Comair to be shut down by Delta Air Lines


A Delta airline's aircraft takes off from the Ronald Reagan National airport as the sun rises in Washington, DC, on June 9, 2011.


Jewel Samad

Delta Air Lines Inc. announced today that it will shut down its Comair subsidiary on Sept. 29, putting 1,700 Comair employees out of work, Reuters reported. More than 1,000 Comair employees are based in Cincinnati and the northern Kentucky region, according to the Associated Press.

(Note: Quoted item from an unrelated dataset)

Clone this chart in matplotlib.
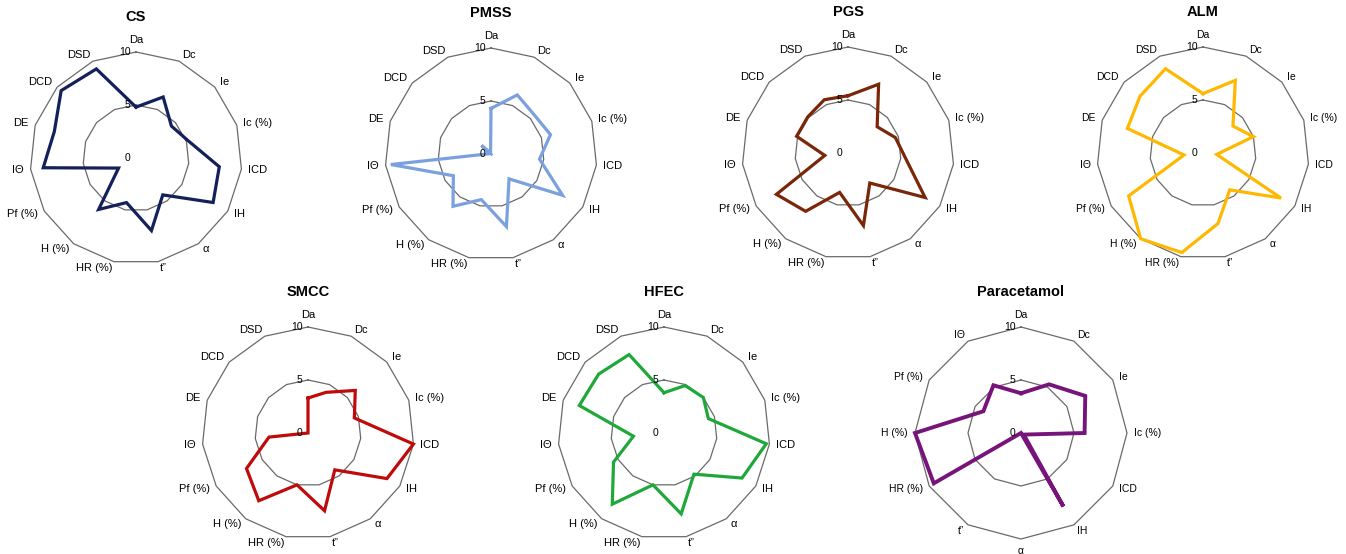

Atlanta-based Delta said the decision to cease operations at Comair was based on its relatively expensive fleet, the AP reported. Comair only flies Bombardier’s 50-, 65- and 76-seat Canadair Regional Jets on regional routes, Reuters reported, and smaller planes are less fuel-efficient and more costly to maintain than larger planes.

"We just really couldn't get the cost structure to where we wanted to get it," Don Bornhorst, senior vice president of Delta Connection and a former Comair president, told the AP. "It ultimately was a cost issue; it wasn't a quality issue with Comair. They're a good airline, great employees, very innovative."

According to Reuters:

Delta recently said it plans to reduce the number of 50-seat regional jets from about 350 to 125 or fewer in the next few years.

Comair started flying in 1977, became a Delta Connection carrier in 1984 and became a wholly owned subsidiary of Delta in 2000, the AP reported.

Officials said Comair’s closing won’t significantly impact its network since Comair accounts for only 1 percent of Delta's flying, the AP reported.